[Charts and diagrams as code]
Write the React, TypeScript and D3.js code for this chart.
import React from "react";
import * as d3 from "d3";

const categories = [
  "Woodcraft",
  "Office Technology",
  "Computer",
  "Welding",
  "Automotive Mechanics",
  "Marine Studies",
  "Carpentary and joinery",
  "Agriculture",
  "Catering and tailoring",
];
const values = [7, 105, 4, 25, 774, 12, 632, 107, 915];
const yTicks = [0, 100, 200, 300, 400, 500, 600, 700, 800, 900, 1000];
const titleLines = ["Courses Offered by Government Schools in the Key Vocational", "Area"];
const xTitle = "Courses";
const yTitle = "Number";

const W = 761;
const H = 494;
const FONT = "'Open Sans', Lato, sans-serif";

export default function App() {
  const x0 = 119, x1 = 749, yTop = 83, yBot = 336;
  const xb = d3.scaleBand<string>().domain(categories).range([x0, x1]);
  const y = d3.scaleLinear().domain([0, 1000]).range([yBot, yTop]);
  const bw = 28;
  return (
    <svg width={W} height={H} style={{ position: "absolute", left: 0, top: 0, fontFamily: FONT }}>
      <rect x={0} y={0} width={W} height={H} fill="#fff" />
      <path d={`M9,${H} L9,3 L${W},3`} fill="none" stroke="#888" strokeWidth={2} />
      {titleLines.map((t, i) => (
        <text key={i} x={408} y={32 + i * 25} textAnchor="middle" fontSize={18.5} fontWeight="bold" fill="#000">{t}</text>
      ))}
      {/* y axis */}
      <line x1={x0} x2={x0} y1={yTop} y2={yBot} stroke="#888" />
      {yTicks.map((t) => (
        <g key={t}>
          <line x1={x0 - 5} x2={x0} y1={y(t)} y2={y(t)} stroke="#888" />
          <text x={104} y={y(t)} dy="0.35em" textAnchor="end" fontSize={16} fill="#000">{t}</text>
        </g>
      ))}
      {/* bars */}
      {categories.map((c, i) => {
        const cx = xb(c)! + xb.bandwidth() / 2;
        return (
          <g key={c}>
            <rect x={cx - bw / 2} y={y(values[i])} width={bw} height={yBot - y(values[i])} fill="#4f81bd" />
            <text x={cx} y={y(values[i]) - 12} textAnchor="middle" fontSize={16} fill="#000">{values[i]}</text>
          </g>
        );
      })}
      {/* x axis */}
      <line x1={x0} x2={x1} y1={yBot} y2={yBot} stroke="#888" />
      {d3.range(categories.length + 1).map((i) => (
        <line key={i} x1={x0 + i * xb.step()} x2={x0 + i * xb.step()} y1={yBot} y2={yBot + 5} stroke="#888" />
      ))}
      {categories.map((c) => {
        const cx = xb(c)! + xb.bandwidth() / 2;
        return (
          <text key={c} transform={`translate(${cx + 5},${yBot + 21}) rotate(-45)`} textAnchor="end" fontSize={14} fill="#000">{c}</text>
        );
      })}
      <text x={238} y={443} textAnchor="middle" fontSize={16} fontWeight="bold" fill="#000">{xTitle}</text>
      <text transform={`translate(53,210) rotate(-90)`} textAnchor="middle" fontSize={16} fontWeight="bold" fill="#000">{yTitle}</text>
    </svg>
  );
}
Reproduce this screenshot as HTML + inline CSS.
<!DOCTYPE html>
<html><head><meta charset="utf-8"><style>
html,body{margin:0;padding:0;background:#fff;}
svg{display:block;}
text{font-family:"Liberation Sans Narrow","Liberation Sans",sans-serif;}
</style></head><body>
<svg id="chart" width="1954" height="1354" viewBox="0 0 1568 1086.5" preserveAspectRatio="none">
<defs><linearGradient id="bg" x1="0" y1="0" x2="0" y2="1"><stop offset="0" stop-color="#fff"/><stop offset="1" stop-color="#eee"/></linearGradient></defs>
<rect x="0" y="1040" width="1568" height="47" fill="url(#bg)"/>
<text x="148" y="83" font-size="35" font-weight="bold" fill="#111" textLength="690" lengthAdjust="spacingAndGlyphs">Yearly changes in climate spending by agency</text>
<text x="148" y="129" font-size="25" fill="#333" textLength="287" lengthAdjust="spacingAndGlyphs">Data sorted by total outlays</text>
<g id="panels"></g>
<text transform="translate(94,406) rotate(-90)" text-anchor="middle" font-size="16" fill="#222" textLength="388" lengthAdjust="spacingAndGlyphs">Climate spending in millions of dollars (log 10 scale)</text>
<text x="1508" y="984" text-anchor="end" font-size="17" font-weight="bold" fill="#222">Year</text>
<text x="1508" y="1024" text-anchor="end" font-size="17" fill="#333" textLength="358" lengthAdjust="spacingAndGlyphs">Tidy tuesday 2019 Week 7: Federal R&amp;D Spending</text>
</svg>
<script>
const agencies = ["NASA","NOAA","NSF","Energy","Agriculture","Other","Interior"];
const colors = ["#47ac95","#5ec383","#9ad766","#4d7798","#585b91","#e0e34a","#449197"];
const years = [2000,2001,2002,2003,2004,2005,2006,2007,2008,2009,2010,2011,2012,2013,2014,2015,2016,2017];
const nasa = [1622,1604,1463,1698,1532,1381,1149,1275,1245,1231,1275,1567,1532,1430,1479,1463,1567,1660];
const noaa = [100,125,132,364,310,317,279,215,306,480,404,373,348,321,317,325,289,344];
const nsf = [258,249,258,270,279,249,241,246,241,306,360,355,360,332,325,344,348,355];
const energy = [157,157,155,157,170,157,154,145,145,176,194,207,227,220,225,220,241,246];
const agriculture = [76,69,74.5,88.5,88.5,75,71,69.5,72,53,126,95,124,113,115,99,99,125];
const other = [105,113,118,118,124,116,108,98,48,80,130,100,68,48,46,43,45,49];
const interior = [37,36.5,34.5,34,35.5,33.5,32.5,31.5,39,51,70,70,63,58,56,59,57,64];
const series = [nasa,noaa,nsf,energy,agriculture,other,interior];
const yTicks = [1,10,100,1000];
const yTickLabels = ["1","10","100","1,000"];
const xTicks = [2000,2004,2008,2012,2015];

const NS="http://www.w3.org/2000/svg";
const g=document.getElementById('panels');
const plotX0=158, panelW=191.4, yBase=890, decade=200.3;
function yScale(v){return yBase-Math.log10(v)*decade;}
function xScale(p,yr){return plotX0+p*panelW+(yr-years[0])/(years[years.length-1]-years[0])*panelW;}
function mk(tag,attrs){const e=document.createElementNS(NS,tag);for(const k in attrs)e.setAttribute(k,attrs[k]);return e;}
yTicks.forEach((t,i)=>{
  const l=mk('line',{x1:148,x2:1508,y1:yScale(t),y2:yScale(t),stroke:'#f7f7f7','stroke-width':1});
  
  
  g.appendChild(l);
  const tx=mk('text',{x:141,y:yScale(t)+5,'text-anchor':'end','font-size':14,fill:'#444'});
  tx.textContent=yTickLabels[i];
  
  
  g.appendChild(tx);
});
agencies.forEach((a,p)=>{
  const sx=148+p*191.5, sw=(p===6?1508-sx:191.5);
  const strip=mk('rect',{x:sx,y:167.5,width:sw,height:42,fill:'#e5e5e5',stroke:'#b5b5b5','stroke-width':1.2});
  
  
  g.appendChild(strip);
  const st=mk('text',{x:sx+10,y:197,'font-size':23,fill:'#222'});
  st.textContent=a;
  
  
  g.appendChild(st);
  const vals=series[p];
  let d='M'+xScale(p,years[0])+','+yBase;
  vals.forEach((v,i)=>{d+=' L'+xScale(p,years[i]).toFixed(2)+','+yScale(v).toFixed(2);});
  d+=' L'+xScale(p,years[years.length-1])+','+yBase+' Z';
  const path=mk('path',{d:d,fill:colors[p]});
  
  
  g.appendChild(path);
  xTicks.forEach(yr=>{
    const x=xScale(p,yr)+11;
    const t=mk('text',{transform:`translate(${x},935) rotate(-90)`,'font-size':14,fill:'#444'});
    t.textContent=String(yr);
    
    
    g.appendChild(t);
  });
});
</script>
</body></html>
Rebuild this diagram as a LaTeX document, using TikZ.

[What you will do]
Set down all of the data above, word for word.

[Exercise response]
Write the React, TypeScript and D3.js code for this chart.
import React from "react";
import * as d3 from "d3";

const categories = [
  "Woodcraft",
  "Office Technology",
  "Computer",
  "Welding",
  "Automotive Mechanics",
  "Marine Studies",
  "Carpentary and joinery",
  "Agriculture",
  "Catering and tailoring",
];
const values = [7, 105, 4, 25, 774, 12, 632, 107, 915];
const yTicks = [0, 100, 200, 300, 400, 500, 600, 700, 800, 900, 1000];
const titleLines = ["Courses Offered by Government Schools in the Key Vocational", "Area"];
const xTitle = "Courses";
const yTitle = "Number";

const W = 761;
const H = 494;
const FONT = "'Open Sans', Lato, sans-serif";

export default function App() {
  const x0 = 119, x1 = 749, yTop = 83, yBot = 336;
  const xb = d3.scaleBand<string>().domain(categories).range([x0, x1]);
  const y = d3.scaleLinear().domain([0, 1000]).range([yBot, yTop]);
  const bw = 28;
  return (
    <svg width={W} height={H} style={{ position: "absolute", left: 0, top: 0, fontFamily: FONT }}>
      <rect x={0} y={0} width={W} height={H} fill="#fff" />
      <path d={`M9,${H} L9,3 L${W},3`} fill="none" stroke="#888" strokeWidth={2} />
      {titleLines.map((t, i) => (
        <text key={i} x={408} y={32 + i * 25} textAnchor="middle" fontSize={18.5} fontWeight="bold" fill="#000">{t}</text>
      ))}
      {/* y axis */}
      <line x1={x0} x2={x0} y1={yTop} y2={yBot} stroke="#888" />
      {yTicks.map((t) => (
        <g key={t}>
          <line x1={x0 - 5} x2={x0} y1={y(t)} y2={y(t)} stroke="#888" />
          <text x={104} y={y(t)} dy="0.35em" textAnchor="end" fontSize={16} fill="#000">{t}</text>
        </g>
      ))}
      {/* bars */}
      {categories.map((c, i) => {
        const cx = xb(c)! + xb.bandwidth() / 2;
        return (
          <g key={c}>
            <rect x={cx - bw / 2} y={y(values[i])} width={bw} height={yBot - y(values[i])} fill="#4f81bd" />
            <text x={cx} y={y(values[i]) - 12} textAnchor="middle" fontSize={16} fill="#000">{values[i]}</text>
          </g>
        );
      })}
      {/* x axis */}
      <line x1={x0} x2={x1} y1={yBot} y2={yBot} stroke="#888" />
      {d3.range(categories.length + 1).map((i) => (
        <line key={i} x1={x0 + i * xb.step()} x2={x0 + i * xb.step()} y1={yBot} y2={yBot + 5} stroke="#888" />
      ))}
      {categories.map((c) => {
        const cx = xb(c)! + xb.bandwidth() / 2;
        return (
          <text key={c} transform={`translate(${cx + 5},${yBot + 21}) rotate(-45)`} textAnchor="end" fontSize={14} fill="#000">{c}</text>
        );
      })}
      <text x={238} y={443} textAnchor="middle" fontSize={16} fontWeight="bold" fill="#000">{xTitle}</text>
      <text transform={`translate(53,210) rotate(-90)`} textAnchor="middle" fontSize={16} fontWeight="bold" fill="#000">{yTitle}</text>
    </svg>
  );
}
Reproduce this screenshot as HTML + inline CSS.
<!DOCTYPE html>
<html><head><meta charset="utf-8"><style>
html,body{margin:0;padding:0;background:#fff;}
svg{display:block;}
text{font-family:"Liberation Sans Narrow","Liberation Sans",sans-serif;}
</style></head><body>
<svg id="chart" width="1954" height="1354" viewBox="0 0 1568 1086.5" preserveAspectRatio="none">
<defs><linearGradient id="bg" x1="0" y1="0" x2="0" y2="1"><stop offset="0" stop-color="#fff"/><stop offset="1" stop-color="#eee"/></linearGradient></defs>
<rect x="0" y="1040" width="1568" height="47" fill="url(#bg)"/>
<text x="148" y="83" font-size="35" font-weight="bold" fill="#111" textLength="690" lengthAdjust="spacingAndGlyphs">Yearly changes in climate spending by agency</text>
<text x="148" y="129" font-size="25" fill="#333" textLength="287" lengthAdjust="spacingAndGlyphs">Data sorted by total outlays</text>
<g id="panels"></g>
<text transform="translate(94,406) rotate(-90)" text-anchor="middle" font-size="16" fill="#222" textLength="388" lengthAdjust="spacingAndGlyphs">Climate spending in millions of dollars (log 10 scale)</text>
<text x="1508" y="984" text-anchor="end" font-size="17" font-weight="bold" fill="#222">Year</text>
<text x="1508" y="1024" text-anchor="end" font-size="17" fill="#333" textLength="358" lengthAdjust="spacingAndGlyphs">Tidy tuesday 2019 Week 7: Federal R&amp;D Spending</text>
</svg>
<script>
const agencies = ["NASA","NOAA","NSF","Energy","Agriculture","Other","Interior"];
const colors = ["#47ac95","#5ec383","#9ad766","#4d7798","#585b91","#e0e34a","#449197"];
const years = [2000,2001,2002,2003,2004,2005,2006,2007,2008,2009,2010,2011,2012,2013,2014,2015,2016,2017];
const nasa = [1622,1604,1463,1698,1532,1381,1149,1275,1245,1231,1275,1567,1532,1430,1479,1463,1567,1660];
const noaa = [100,125,132,364,310,317,279,215,306,480,404,373,348,321,317,325,289,344];
const nsf = [258,249,258,270,279,249,241,246,241,306,360,355,360,332,325,344,348,355];
const energy = [157,157,155,157,170,157,154,145,145,176,194,207,227,220,225,220,241,246];
const agriculture = [76,69,74.5,88.5,88.5,75,71,69.5,72,53,126,95,124,113,115,99,99,125];
const other = [105,113,118,118,124,116,108,98,48,80,130,100,68,48,46,43,45,49];
const interior = [37,36.5,34.5,34,35.5,33.5,32.5,31.5,39,51,70,70,63,58,56,59,57,64];
const series = [nasa,noaa,nsf,energy,agriculture,other,interior];
const yTicks = [1,10,100,1000];
const yTickLabels = ["1","10","100","1,000"];
const xTicks = [2000,2004,2008,2012,2015];

const NS="http://www.w3.org/2000/svg";
const g=document.getElementById('panels');
const plotX0=158, panelW=191.4, yBase=890, decade=200.3;
function yScale(v){return yBase-Math.log10(v)*decade;}
function xScale(p,yr){return plotX0+p*panelW+(yr-years[0])/(years[years.length-1]-years[0])*panelW;}
function mk(tag,attrs){const e=document.createElementNS(NS,tag);for(const k in attrs)e.setAttribute(k,attrs[k]);return e;}
yTicks.forEach((t,i)=>{
  const l=mk('line',{x1:148,x2:1508,y1:yScale(t),y2:yScale(t),stroke:'#f7f7f7','stroke-width':1});
  
  
  g.appendChild(l);
  const tx=mk('text',{x:141,y:yScale(t)+5,'text-anchor':'end','font-size':14,fill:'#444'});
  tx.textContent=yTickLabels[i];
  
  
  g.appendChild(tx);
});
agencies.forEach((a,p)=>{
  const sx=148+p*191.5, sw=(p===6?1508-sx:191.5);
  const strip=mk('rect',{x:sx,y:167.5,width:sw,height:42,fill:'#e5e5e5',stroke:'#b5b5b5','stroke-width':1.2});
  
  
  g.appendChild(strip);
  const st=mk('text',{x:sx+10,y:197,'font-size':23,fill:'#222'});
  st.textContent=a;
  
  
  g.appendChild(st);
  const vals=series[p];
  let d='M'+xScale(p,years[0])+','+yBase;
  vals.forEach((v,i)=>{d+=' L'+xScale(p,years[i]).toFixed(2)+','+yScale(v).toFixed(2);});
  d+=' L'+xScale(p,years[years.length-1])+','+yBase+' Z';
  const path=mk('path',{d:d,fill:colors[p]});
  
  
  g.appendChild(path);
  xTicks.forEach(yr=>{
    const x=xScale(p,yr)+11;
    const t=mk('text',{transform:`translate(${x},935) rotate(-90)`,'font-size':14,fill:'#444'});
    t.textContent=String(yr);
    
    
    g.appendChild(t);
  });
});
</script>
</body></html>
Rebuild this diagram as a LaTeX document, using TikZ.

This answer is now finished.